Sunday, September 28, 2008

St Jerome







El Greco (Domenikos Theotokopoulos) 1541 - 1614
Saint Jerome, c. 1610/1614
Oil on canvas
Overall: 168 x 110.5 cm (66 1/8 x 43 1/2 in.) framed: 194.3 x 137.2 x 6.4 cm (76 1/2 x 54 x 2 1/2 in.)
The National Gallery of Art, Washington DC



St Jerome (ca. 347 – September 30, 420) whose real name in Latin was Eusebius Sophronius Hieronymus, also known as Hieronymus Stridonensis) amongst other things is known for translating the Vulgate, a widely popular Latin edition of the Bible

He is a Doctor of the Church, and his version of the Bible is still an important text in Catholicism. He is also recognized as a saint by the Eastern Orthodox Church, where he is known as St. Jerome of Stridonium or Blessed Jerome

Jerome died near Bethlehem on September 30, 420.

On 21st May 1907, The Times wrote a major article on the decision of Pope Pius X to revise the whole of the Vulgate. The task was to be entrusted to a group of Benedictine monks. The decsion in those days at least was regarded as being of major importance and significance and not only in the Catholic world. One wonders if a similar decision today would attract such press coverage in the secular press. The Times explained the significance of the decision.

Of the Vulgate, The Times said:

"There is no book which has exercised so wide and so powerful an influence in moulding the faith, the morals, the thonght, traditions, and literature of the European world as the Latin version of the Scriptures which we know as the Vulgate.

It was to the whole world down to the Reformation in many respects what the Authorized Version has since been to the English-speaking races, and it still remains for all Latin peoples the accepted rendering of the Scriptures.

For 1,500 years it has been setting its impress upon the lives and upon the whole mental heritage of countless millions of men.

It has formed the larger part of the daily offices of the Roman Catholic Church wherever her rites have been celebrated, and it has inspired all that is noblest and most elevated in the rest.

It has been the basis of the writings of her theologians from the days of Augustine.It has been quoted by her Pontiffs sinee Gregory the Great sat upon the Throne of Peter and sent out his missionaries to the heathen Saxon of England.

It has informed the whole of medieval art and literature, which are very imperfectly intelligible without some knowledge of its text.

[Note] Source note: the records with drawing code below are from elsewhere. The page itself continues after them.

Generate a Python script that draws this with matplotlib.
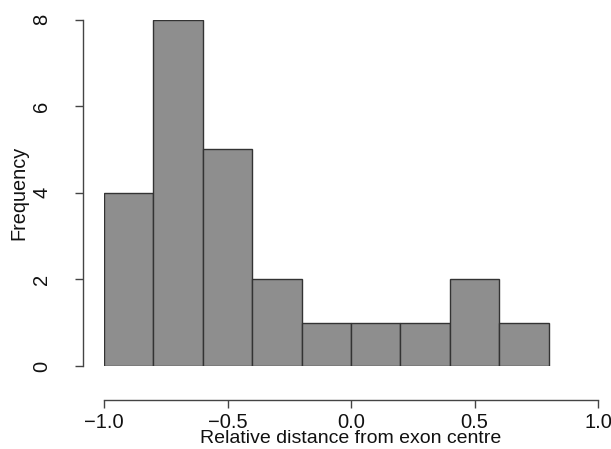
import numpy as np
import matplotlib.pyplot as plt

plt.rcParams['font.family'] = ['Liberation Sans', 'DejaVu Sans']

bin_edges = [-1.0, -0.8, -0.6, -0.4, -0.2, 0.0, 0.2, 0.4, 0.6, 0.8]
counts = [4, 8, 5, 2, 1, 1, 1, 2, 1]
xticks = [-1.0, -0.5, 0.0, 0.5, 1.0]
yticks = [0, 2, 4, 6, 8]

W, H = 611, 449
fig = plt.figure(figsize=(W / 100, H / 100), dpi=100)
ax = fig.add_axes([104 / W, 1 - 366 / H, (598 - 104) / W, (366 - 19.5) / H])

widths = np.diff(bin_edges)
ax.bar(bin_edges[:-1], counts, width=widths, align='edge',
       color='#8e8e8e', edgecolor='#333333', linewidth=1.0)

ax.set_xlim(-1.0, 1.0)
ax.set_ylim(0, 8)
for s in ['top', 'right']:
    ax.spines[s].set_visible(False)
ax.spines['left'].set_position(('outward', 15))
ax.spines['bottom'].set_position(('outward', 24.5))
ax.spines['left'].set_bounds(0, 8)
ax.spines['bottom'].set_bounds(-1.0, 1.0)
for s in ['left', 'bottom']:
    ax.spines[s].set_color('#444444')
    ax.spines[s].set_linewidth(1.0)

ax.set_xticks(xticks)
ax.set_xticklabels([('%.1f' % v).replace('-', '\u2212') for v in xticks])
ax.set_yticks(yticks)
ax.set_yticklabels([str(v) for v in yticks], rotation=90, va='center')
ax.tick_params(axis='both', length=6, width=1.0, color='#444444',
               labelsize=14.5, labelcolor='#111111')
ax.tick_params(axis='y', pad=17)
ax.tick_params(axis='x', pad=3)

ax.set_xlabel('Relative distance from exon centre', fontsize=14, color='#111111', labelpad=-1)
ax.set_ylabel('Frequency', fontsize=14.3, color='#111111', labelpad=3)

fig.savefig('out.png', dpi=100)
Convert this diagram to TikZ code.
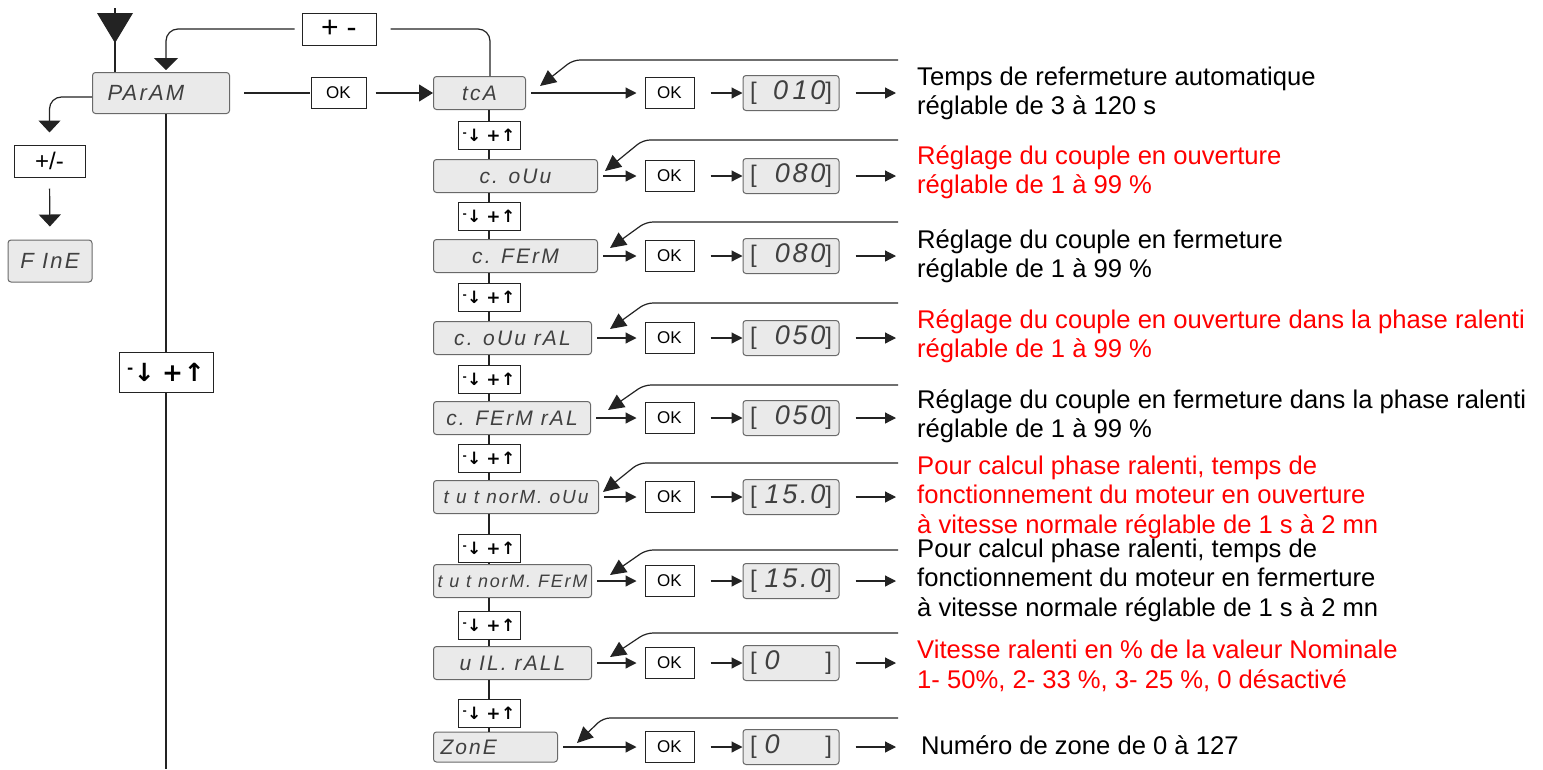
\documentclass[tikz,border=0pt]{standalone}
\usepackage{graphicx}
\usepackage{fontspec}
\setmainfont{Liberation Sans}
\newfontfamily\symfont{DejaVu Sans}
\newfontfamily\dispfont[LetterSpace=10]{Liberation Sans}
\usetikzlibrary{arrows.meta,calc}
\definecolor{dred}{RGB}{255,0,0}
\definecolor{dispfill}{RGB}{234,234,234}
\definecolor{displine}{RGB}{105,105,105}
\definecolor{ln}{RGB}{35,35,35}
\newcommand{\stepsym}{\raisebox{0.3em}{\scalebox{0.6}{-}}\kern0.02em↓\hspace{0.3em}+\kern0.03em↑}
\newcommand{\digs}[1]{{\fontsize{27}{27}\selectfont #1}}
\tikzset{
  disp/.style={draw=displine, fill=dispfill, rounded corners=3pt, line width=1pt,
    minimum height=33pt, inner sep=0pt,
    font=\dispfont\itshape\fontsize{21}{21}\selectfont, text=black!75},
  okbox/.style={draw=ln, line width=1pt, minimum width=49pt, minimum height=31pt,
    inner sep=0pt, font=\fontsize{17}{17}\selectfont},
  valbox/.style={disp, minimum width=96pt, minimum height=35pt,
    font=\dispfont\itshape\fontsize{24}{24}\selectfont},
  stepbox/.style={draw=ln, line width=1pt, minimum width=62pt, minimum height=28pt,
    inner sep=0pt, font=\symfont\bfseries\fontsize{17}{17}\selectfont},
  conn/.style={draw=ln, line width=1.2pt},
  arr/.style={conn, -{Triangle[length=11pt,width=11pt]}},
  bigarr/.style={conn, -{Triangle[length=12pt,width=22pt]}},
  retarr/.style={conn, rounded corners=7pt, -{Triangle[length=16pt,width=15pt]}},
  desc/.style={anchor=west, align=left, inner sep=0pt, font=\fontsize{25.6}{29.5}\selectfont},
}
\begin{document}
\begin{tikzpicture}[x=1pt,y=-1pt]
\useasboundingbox (0,0) rectangle (1543,769);
\fill[white] (0,0) rectangle (1543,769);

% ---- left part
\node[disp, anchor=west, minimum width=137pt, minimum height=41pt, text width=107pt,
      inner xsep=15pt, align=left, font=\dispfont\itshape\fontsize{22}{22}\selectfont] (param) at (92,93) {PArAM};
\coordinate (topin) at (115,8);
\draw[conn] (topin) -- (topin |- param.north);
\fill[ln] (97,13) -- (133,13) -- (115,43) -- cycle;

\node[draw=ln, line width=1pt, minimum width=74pt, minimum height=32pt, inner sep=0pt,
      font=\fontsize{30}{30}\selectfont] (pmtop) at (339,29) {+\hspace{8pt}-};
\node[draw=ln, line width=1pt, minimum width=71pt, minimum height=32pt, inner sep=0pt,
      font=\fontsize{24}{24}\selectfont] (pmleft) at (49.5,161) {+/-};
\node[disp, minimum width=84pt, minimum height=42pt,
      font=\dispfont\itshape\fontsize{22}{22}\selectfont] (fine) at (50,261) {F InE};
\node[stepbox, minimum width=94pt, minimum height=40pt,
      font=\symfont\bfseries\fontsize{25}{25}\selectfont] (bigstep) at (166,372) {\stepsym};
\node[okbox, minimum width=55pt] (ok0) at (338.5,93) {OK};
\coordinate (colx) at (490,0);
\coordinate (ptip) at (166,70);
\coordinate (bot) at (166,769);

% ---- parameter column
\node[disp, anchor=west, minimum width=92pt] (b1) at (433,93) {tcA};
\node[disp, anchor=west, minimum width=164pt] (b2) at (433,176) {c. oUu};
\node[disp, anchor=west, minimum width=164pt] (b3) at (433,256) {c. FErM};
\node[disp, anchor=west, minimum width=158pt] (b4) at (433,338) {c. oUu rAL};
\node[disp, anchor=west, minimum width=157pt] (b5) at (433,418) {c. FErM rAL};
\node[disp, anchor=west, minimum width=165pt, font=\dispfont\itshape\fontsize{19}{19}\selectfont] (b6) at (433,497) {t u t norM. oUu};
\node[disp, anchor=west, minimum width=158pt, font=\dispfont\itshape\fontsize{18}{18}\selectfont] (b7) at (433,581) {t u t norM. FErM};
\node[disp, anchor=west, minimum width=158pt] (b8) at (433,663) {u IL. rALL};
\node[disp, anchor=west, minimum width=124pt, minimum height=30pt, text width=110pt,
      inner xsep=7pt, align=left] (b9) at (433,747) {ZonE};

\foreach \i/\y in {1/135,2/216,3/297,4/379,5/458,6/548,7/625,8/713}{
  \node[stepbox] (s\i) at (489,\y) {\stepsym};
}
\foreach \i/\j in {1/2,2/3,3/4,4/5,5/6,6/7,7/8,8/9}{
  \draw[conn] (b\i.south -| s\i.north) -- (s\i.north);
  \draw[conn] (s\i.south) -- (b\j.north -| s\i.south);
}

% ---- OK boxes, values, arrows
\foreach \i/\y/\val in {
  1/93/{\upshape[}\hfill\digs{0\,10}{\upshape]},
  2/176/{\upshape[}\hfill\digs{080}{\upshape]},
  3/256/{\upshape[}\hfill\digs{080}{\upshape]},
  4/338/{\upshape[}\hfill\digs{050}{\upshape]},
  5/418/{\upshape[}\hfill\digs{050}{\upshape]},
  6/497/{\upshape[}\hfill\digs{15.0}{\upshape]},
  7/581/{\upshape[}\hfill\digs{15.0}{\upshape]},
  8/663/{\upshape[}\hspace{8pt}\digs{0}\hfill{\upshape]},
  9/747/{\upshape[}\hspace{8pt}\digs{0}\hfill{\upshape]}}{
  \node[okbox] (k\i) at (669.5,\y) {OK};
  \node[valbox] (v\i) at (791,\y) {\makebox[82pt]{\val}};
  \coordinate (e\i) at (896,\y);
  \draw[arr, shorten <=5pt, shorten >=8pt] (b\i.east) -- (k\i.west);
  \draw[arr, shorten <=16pt] (k\i.east) -- (v\i.west);
  \draw[arr, shorten <=16pt] (v\i.east) -- (e\i);
}

% ---- return arrows
\foreach \i/\hy/\bx/\tx/\ty in {1/60/573/540/86, 2/140/643/605/171, 3/222/646/610/248,
   4/303/646/610/329, 5/385/644/608/410, 6/463/639/603/492, 7/550/646/610/575,
   8/633/646/610/657, 9/718/603/577/743}{
  \coordinate (r\i) at (898,\hy);
  \coordinate (t\i) at (\tx,\ty);
  \draw[retarr] (r\i) -- (\bx,\hy) -- (t\i);
}

% ---- left connectors
\draw[conn, rounded corners=12pt] (b1.north -| colx) |- ([xshift=14pt]pmtop.east);
\draw[conn, rounded corners=12pt, -{Triangle[length=12pt,width=24pt]}]
   ([xshift=-7pt]pmtop.west) -| (ptip);
\draw[conn, shorten <=14pt, shorten >=1pt] (param.east) -- (ok0.west);
\draw[conn, -{Triangle[length=14pt,width=17pt]}, shorten <=9pt] (ok0.east) -- (b1.west);
\draw[bigarr, rounded corners=12pt] ([yshift=-4pt]param.west) -| ([yshift=12pt]pmleft.north);
\draw[bigarr, shorten <=11pt, shorten >=13pt] (pmleft.south) -- (fine.north);
\draw[conn] (param.south -| bigstep.north) -- (bigstep.north);
\draw[conn] (bigstep.south) -- (bot);

% ---- descriptions
\node[desc] (d1) at (917,93.5) {Temps de refermeture automatique\\réglable de 3 à 120 s};
\node[desc, text=dred] (d2) at (917,172) {Réglage du couple en ouverture\\réglable de 1 à 99 \%};
\node[desc] (d3) at (917,256) {Réglage du couple en fermeture\\réglable de 1 à 99 \%};
\node[desc, text=dred] (d4) at (917,336) {Réglage du couple en ouverture dans la phase ralenti\\réglable de 1 à 99 \%};
\node[desc] (d5) at (917,416) {Réglage du couple en fermeture dans la phase ralenti\\réglable de 1 à 99 \%};
\node[desc, text=dred] (d6) at (917,497) {Pour calcul phase ralenti, temps de\\fonctionnement du moteur en ouverture\\à vitesse normale réglable de 1 s à 2 mn};
\node[desc] (d7) at (917,580) {Pour calcul phase ralenti, temps de\\fonctionnement du moteur en fermerture\\à vitesse normale réglable de 1 s à 2 mn};
\node[desc, text=dred] (d8) at (917,666) {Vitesse ralenti en \% de la valeur Nominale\\1- 50\%, 2- 33 \%, 3- 25 \%, 0 désactivé};
\node[desc] (d9) at (921,745) {Numéro de zone de 0 à 127};
\end{tikzpicture}
\end{document}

It cast its spell over many of the greatest minds of the Renaissance ; and long after it has ceased to hold its old supreme position, it remains interwoven, consciously and unconsciously, in innumerable subtle ways, with the thoughts and the sentiments of all sorts and conditions of men....

The work of St Jerome is a marvel of erudition and of industry and well deserves the tribute paid to it by the translators of our own Authorized Version when they affirm that he performed it ` with that evidence of great learning, judgment, industry and faithfulness, that he hath for ever bound the Church unto him in a debt of special remembrance and thankfulness`.


With regard to the decision by the Pope, The Times went on to say:

"The Pope has taken a bold step in ordering a revision of the consecrated text of the Scriptures as received for so many hundreds of years by the Roman Church. It will be hailed with satisfaction by many without as well as within his own communion, and will be regarded by some as an indication that in this great department of Biblical studies he may be disposed to carry out the progressive policy ascribed to his predecessor."